As ProPublica describes, a conservation easement involves a landholder’s “permanent” protection of a parcel of land from real estate development. In theory, the undeveloped land provides a public benefit: people can go and enjoy “pristine” natural beauty.” The landowner, meanwhile, reaps a charitable deduction on their taxes. The problem arises when “profit-seeking middlemen known as ‘promoters’” purchase undeveloped land, get an appraiser to attest that it has “huge development value and thus is worth many times the purchase price,” and then sell interests in the land to investors. These investors then get tax deductions that may be “five or more times what they put in,” according to ProPublica. The risk they face, however, is that the appraisals may be fraudulent and the tax deductions therefore “bogus.” That’s why the IRS added conservation easements to their “Dirty Dozen” list of tax scams in 2019, while the Senate Finance Committee has launched investigations of conservation easement promoters and legislators have drafted bills that would prevent them.

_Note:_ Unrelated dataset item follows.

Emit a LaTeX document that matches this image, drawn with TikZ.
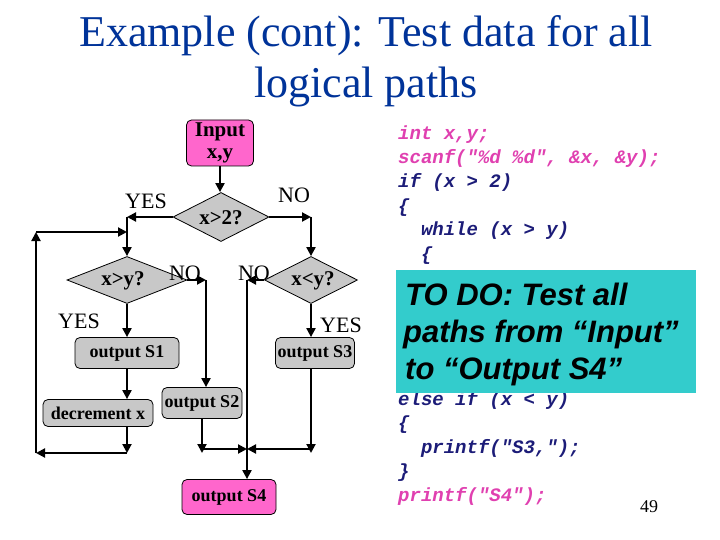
\documentclass[tikz,border=0pt]{standalone}
\usepackage{fontspec}
\setmainfont{Liberation Serif}
\newfontfamily\codefont{Liberation Mono}
\newfontfamily\arialfont{Liberation Sans}
\usetikzlibrary{shapes.geometric,arrows.meta}
\definecolor{titleblue}{RGB}{0,51,153}
\definecolor{boxpink}{RGB}{255,102,204}
\definecolor{boxgray}{RGB}{200,200,200}
\definecolor{todocyan}{RGB}{51,204,204}
\definecolor{codepink}{RGB}{224,64,176}
\definecolor{codeblue}{RGB}{28,28,120}
\tikzset{
  ln/.style={line width=2pt, draw=black},
  arr/.style={ln, -{Triangle[length=9pt,width=9pt]}},
  gbox/.style={draw=black, line width=0.8pt, fill=boxgray, rounded corners=5pt, inner sep=0pt, font=\fontsize{18}{20}\selectfont\bfseries},
  pbox/.style={gbox, fill=boxpink},
  dia/.style={diamond, draw=black, line width=0.8pt, fill=boxgray, inner sep=0pt},
  dtext/.style={font=\fontsize{21}{22}\selectfont\bfseries, inner sep=0pt},
  yn/.style={font=\fontsize{22}{24}\selectfont, anchor=base, inner sep=0pt},
  codeline/.style={anchor=base west, inner sep=0pt, font=\codefont\fontsize{19}{24}\selectfont\bfseries\itshape},
  titletext/.style={anchor=base, inner sep=0pt, text=titleblue, font=\fontsize{44}{50}\selectfont},
  todotext/.style={anchor=base west, inner sep=0pt, font=\arialfont\fontsize{31}{37}\selectfont\bfseries\itshape},
}
\begin{document}
\begin{tikzpicture}[x=1pt,y=-1pt]
\useasboundingbox (0,0) rectangle (720,540);
\fill[white] (0,0) rectangle (720,540);

% title
\node[titletext] (t1) at (366,47) {Example (cont): Test data for all};
\node[titletext] (t2) at (366,98) {logical paths};

% flowchart nodes
\node[pbox, minimum width=67pt, minimum height=46pt, align=center, font=\fontsize{21}{22}\selectfont\bfseries] (inp) at (220,143) {Input\\x,y};
\node[dia, minimum width=96pt, minimum height=49pt] (d1) at (221,217) {};
\node[dtext] (d1t) at (221,218) {x>2?};
\node[dia, minimum width=120pt, minimum height=47pt] (d2) at (127,280) {};
\node[dtext] (d2t) at (123,281) {x>y?};
\node[dia, minimum width=93pt, minimum height=47pt] (d3) at (311,280) {};
\node[dtext] (d3t) at (313,281) {x<y?};
\node[gbox, minimum width=104pt, minimum height=31pt] (s1) at (127,353) {output S1};
\node[gbox, minimum width=110pt, minimum height=27pt] (dec) at (98,413) {decrement x};
\node[gbox, minimum width=80pt, minimum height=31pt] (s2) at (202,403) {output S2};
\node[gbox, minimum width=79pt, minimum height=31pt] (s3) at (315,353) {output S3};
\node[pbox, minimum width=94pt, minimum height=35pt] (s4) at (229,497) {output S4};

% labels
\node[yn] (y1) at (146,208) {YES};
\node[yn] (n1) at (294,203) {NO};
\node[yn] (n2l) at (185,280) {NO};
\node[yn] (n3l) at (254,280) {NO};
\node[yn] (y2) at (79,328) {YES};
\node[yn] (y3) at (341,332) {YES};

% coordinates
\coordinate (ys) at (127,217);
\coordinate (ns) at (311,217);
\coordinate (n2) at (206,280);
\coordinate (n3) at (247,280);
\coordinate (lc) at (127,453);
\coordinate (ll) at (36,453);
\coordinate (lu) at (36,232);
\coordinate (lr) at (127,232);
\coordinate (m2) at (202,453);
\coordinate (ml) at (202,449);
\coordinate (mc) at (247,449);
\coordinate (mr) at (311,449);
\coordinate (m3) at (311,453);

% connectors
\draw[arr] (inp.south) -- (inp.south |- d1.north);
\draw[arr] (d1.west) -- (ys);
\draw[arr] (ys) -- (d2.north);
\draw[arr] (d1.east) -- (ns);
\draw[arr] (ns) -- (d3.north);
\draw[arr] (d2.south) -- (s1.north);
\draw[arr] (d2.east) -- (n2);
\draw[arr] (n2) -- (n2 |- s2.north);
\draw[arr] (d3.west) -- (n3);
\draw[arr] (n3) -- (n3 |- s4.north);
\draw[arr] (d3.south) -- (d3.south |- s3.north);
\draw[arr] (s1.south) -- (s1.south |- dec.north);
\draw[arr] (s1.south |- dec.south) -- (lc);
\draw[arr] (lc) -- (ll);
\draw[arr] (ll) -- (lu);
\draw[arr] (lu) -- (lr);
\draw[arr] (s2.south) -- (m2);
\draw[arr] (ml) -- (mc);
\draw[arr] (mr) -- (mc);
\draw[arr] (d3.south |- s3.south) -- (m3);

% code
\node[codeline, text=codepink] (c0) at (398,140) {int x,y;};
\node[codeline, text=codepink] (c1) at (398,164) {scanf("\%d \%d", \&x, \&y);};
\node[codeline, text=codeblue] (c2) at (398,188) {if (x > 2)};
\node[codeline, text=codeblue] (c3) at (398,212) {\{};
\node[codeline, text=codeblue] (c4) at (398,236) {\ \ while (x > y)};
\node[codeline, text=codeblue] (c5) at (398,260) {\ \ \{};
\node[codeline, text=codeblue] (c11) at (398,405) {else if (x < y)};
\node[codeline, text=codeblue] (c12) at (398,429) {\{};
\node[codeline, text=codeblue] (c13) at (398,453) {\ \ printf("S3,");};
\node[codeline, text=codeblue] (c14) at (398,477) {\}};
\node[codeline, text=codepink] (c15) at (398,501) {printf("S4");};

% to do box
\node[fill=todocyan, minimum width=300pt, minimum height=123pt, anchor=north west, inner sep=0pt] (todo) at (396,270) {};
\node[todotext] (td1) at (405,305) {TO DO: Test all};
\node[todotext] (td2) at (403,342) {paths from “Input”};
\node[todotext] (td3) at (405,379) {to “Output S4”};

% page number
\node[anchor=base, inner sep=0pt, font=\fontsize{18}{20}\selectfont] (pg) at (649,512) {49};
\end{tikzpicture}
\end{document}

EcoVest’s settlement agreement with the federal government did not involve any fines or penalties, according to DI Wire, and the company did not admit to any wrongdoing. “The Department of Justice’s case was premised on false allegations and a failure to understand EcoVest’s business,” it said in a statement to The Sun News in Myrtle Beach, South Carolina. “While EcoVest was confident it would have prevailed at trial, its primary goal is to avoid further costly litigation and focus its resources on behalf of the best interests of its existing investors.”